▼▼▼

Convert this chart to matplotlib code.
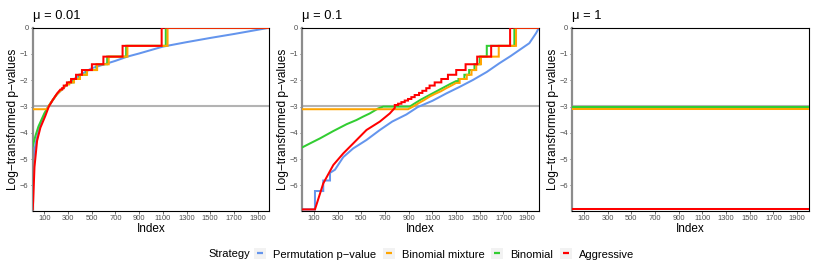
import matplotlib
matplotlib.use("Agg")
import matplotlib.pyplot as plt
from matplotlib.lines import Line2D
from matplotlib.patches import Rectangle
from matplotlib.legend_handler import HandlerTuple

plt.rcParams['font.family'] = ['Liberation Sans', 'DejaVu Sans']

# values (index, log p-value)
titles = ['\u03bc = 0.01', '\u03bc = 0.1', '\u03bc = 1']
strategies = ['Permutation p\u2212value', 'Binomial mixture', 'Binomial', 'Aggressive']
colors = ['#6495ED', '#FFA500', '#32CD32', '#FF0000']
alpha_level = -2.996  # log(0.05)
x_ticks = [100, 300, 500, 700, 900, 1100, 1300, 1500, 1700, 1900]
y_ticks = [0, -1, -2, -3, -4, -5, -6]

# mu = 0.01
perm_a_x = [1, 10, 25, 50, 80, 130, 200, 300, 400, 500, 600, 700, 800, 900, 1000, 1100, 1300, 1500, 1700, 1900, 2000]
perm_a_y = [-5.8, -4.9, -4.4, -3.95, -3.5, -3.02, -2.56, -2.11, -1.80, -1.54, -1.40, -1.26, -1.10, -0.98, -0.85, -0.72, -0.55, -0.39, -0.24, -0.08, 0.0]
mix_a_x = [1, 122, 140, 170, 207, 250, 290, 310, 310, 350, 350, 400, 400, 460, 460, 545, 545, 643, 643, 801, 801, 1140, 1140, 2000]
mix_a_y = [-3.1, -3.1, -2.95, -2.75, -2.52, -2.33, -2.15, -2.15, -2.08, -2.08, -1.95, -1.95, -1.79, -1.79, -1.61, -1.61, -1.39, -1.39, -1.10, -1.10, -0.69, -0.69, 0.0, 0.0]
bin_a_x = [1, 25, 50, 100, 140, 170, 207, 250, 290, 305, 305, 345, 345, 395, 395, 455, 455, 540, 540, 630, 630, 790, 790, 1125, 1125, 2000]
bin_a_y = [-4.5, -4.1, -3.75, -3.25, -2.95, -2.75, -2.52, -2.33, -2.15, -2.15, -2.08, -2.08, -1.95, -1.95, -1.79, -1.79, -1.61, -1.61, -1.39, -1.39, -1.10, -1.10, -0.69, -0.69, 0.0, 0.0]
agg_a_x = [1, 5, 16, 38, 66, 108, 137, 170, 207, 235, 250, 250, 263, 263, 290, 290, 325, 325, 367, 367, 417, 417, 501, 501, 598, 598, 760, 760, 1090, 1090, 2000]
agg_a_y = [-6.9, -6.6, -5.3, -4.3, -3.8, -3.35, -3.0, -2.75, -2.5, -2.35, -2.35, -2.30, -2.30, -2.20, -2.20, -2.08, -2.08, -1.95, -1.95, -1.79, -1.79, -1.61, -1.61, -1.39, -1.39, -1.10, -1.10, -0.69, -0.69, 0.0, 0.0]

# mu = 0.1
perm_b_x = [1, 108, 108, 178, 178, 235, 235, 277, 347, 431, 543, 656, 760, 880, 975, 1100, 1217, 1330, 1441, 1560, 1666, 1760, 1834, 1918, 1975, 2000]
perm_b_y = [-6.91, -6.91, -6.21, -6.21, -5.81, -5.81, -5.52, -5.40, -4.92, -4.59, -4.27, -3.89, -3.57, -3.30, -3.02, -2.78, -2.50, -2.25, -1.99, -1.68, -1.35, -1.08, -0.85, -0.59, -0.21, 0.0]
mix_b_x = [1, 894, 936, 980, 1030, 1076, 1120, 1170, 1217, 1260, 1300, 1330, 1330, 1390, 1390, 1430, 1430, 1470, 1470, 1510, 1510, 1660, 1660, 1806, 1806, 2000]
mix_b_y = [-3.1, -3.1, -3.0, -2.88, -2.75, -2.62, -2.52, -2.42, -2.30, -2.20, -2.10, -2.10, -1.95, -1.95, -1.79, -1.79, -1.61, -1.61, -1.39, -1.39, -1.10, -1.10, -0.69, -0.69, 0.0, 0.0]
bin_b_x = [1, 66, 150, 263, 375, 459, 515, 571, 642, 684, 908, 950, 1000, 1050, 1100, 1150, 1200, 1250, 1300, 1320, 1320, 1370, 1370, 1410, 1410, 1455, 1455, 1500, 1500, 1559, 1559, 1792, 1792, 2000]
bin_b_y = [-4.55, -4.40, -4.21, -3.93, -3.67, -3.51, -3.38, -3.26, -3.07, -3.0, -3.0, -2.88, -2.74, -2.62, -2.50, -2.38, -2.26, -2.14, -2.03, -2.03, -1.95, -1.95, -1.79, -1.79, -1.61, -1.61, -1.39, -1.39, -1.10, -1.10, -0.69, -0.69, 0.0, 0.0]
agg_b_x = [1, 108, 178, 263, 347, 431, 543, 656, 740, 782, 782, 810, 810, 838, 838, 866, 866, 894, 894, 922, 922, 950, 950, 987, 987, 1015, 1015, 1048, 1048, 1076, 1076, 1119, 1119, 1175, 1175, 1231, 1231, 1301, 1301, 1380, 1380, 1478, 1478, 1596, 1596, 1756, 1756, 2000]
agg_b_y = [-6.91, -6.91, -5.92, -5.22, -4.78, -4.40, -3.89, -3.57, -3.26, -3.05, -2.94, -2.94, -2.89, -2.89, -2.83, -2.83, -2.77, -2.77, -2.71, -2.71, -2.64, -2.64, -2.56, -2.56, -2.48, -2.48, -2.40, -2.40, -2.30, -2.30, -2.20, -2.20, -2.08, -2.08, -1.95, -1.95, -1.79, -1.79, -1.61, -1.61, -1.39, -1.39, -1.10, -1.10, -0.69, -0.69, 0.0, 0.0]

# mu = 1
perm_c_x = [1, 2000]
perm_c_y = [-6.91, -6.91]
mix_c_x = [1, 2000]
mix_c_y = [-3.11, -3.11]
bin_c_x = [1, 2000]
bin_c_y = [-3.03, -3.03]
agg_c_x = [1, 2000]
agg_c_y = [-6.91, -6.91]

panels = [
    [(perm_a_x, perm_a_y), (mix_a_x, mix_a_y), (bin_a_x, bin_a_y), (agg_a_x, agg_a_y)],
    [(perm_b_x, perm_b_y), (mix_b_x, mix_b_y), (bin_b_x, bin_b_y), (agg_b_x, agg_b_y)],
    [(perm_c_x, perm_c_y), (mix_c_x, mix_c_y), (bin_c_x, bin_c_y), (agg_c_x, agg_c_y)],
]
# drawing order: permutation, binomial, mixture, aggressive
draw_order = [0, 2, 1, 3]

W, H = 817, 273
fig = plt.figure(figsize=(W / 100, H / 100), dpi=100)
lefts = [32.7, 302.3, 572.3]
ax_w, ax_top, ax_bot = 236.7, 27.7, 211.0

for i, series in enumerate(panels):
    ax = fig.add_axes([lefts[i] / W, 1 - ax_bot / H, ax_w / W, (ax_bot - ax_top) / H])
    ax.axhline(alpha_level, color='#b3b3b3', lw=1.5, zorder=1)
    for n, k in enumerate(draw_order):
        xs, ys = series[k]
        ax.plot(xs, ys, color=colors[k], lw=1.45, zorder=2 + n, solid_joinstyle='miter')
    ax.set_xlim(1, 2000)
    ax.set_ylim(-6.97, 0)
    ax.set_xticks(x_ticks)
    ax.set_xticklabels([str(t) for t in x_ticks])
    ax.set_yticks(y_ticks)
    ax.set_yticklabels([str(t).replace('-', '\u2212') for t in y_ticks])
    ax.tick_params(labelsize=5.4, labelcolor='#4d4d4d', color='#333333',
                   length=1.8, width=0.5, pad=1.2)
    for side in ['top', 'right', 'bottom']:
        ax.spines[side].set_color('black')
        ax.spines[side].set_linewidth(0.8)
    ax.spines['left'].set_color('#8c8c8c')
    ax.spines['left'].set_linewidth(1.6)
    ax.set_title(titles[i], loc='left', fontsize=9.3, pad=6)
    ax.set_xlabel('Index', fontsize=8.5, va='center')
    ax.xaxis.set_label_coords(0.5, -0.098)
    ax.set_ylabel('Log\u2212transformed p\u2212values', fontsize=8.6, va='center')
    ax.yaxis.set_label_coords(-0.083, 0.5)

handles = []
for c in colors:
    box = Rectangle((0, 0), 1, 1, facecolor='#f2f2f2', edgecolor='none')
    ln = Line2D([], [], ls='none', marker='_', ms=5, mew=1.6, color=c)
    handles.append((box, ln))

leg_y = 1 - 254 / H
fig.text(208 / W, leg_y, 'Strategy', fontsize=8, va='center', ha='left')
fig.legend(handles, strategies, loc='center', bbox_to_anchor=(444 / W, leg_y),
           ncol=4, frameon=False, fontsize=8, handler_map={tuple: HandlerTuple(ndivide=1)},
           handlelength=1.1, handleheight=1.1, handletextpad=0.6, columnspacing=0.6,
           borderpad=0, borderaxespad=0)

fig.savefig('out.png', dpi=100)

▲▲▲

● **SET TASK**: Return, unchanged, the lines from the first line of the material through the line that holds "plt.rcParams['font.family'] = ['Liberation", inclusive, omitting pictures.

● **SOLVED PROBLEM**:
Convert this chart to matplotlib code.
import matplotlib
matplotlib.use("Agg")
import matplotlib.pyplot as plt
from matplotlib.lines import Line2D
from matplotlib.patches import Rectangle
from matplotlib.legend_handler import HandlerTuple

plt.rcParams['font.family'] = ['Liberation Sans', 'DejaVu Sans']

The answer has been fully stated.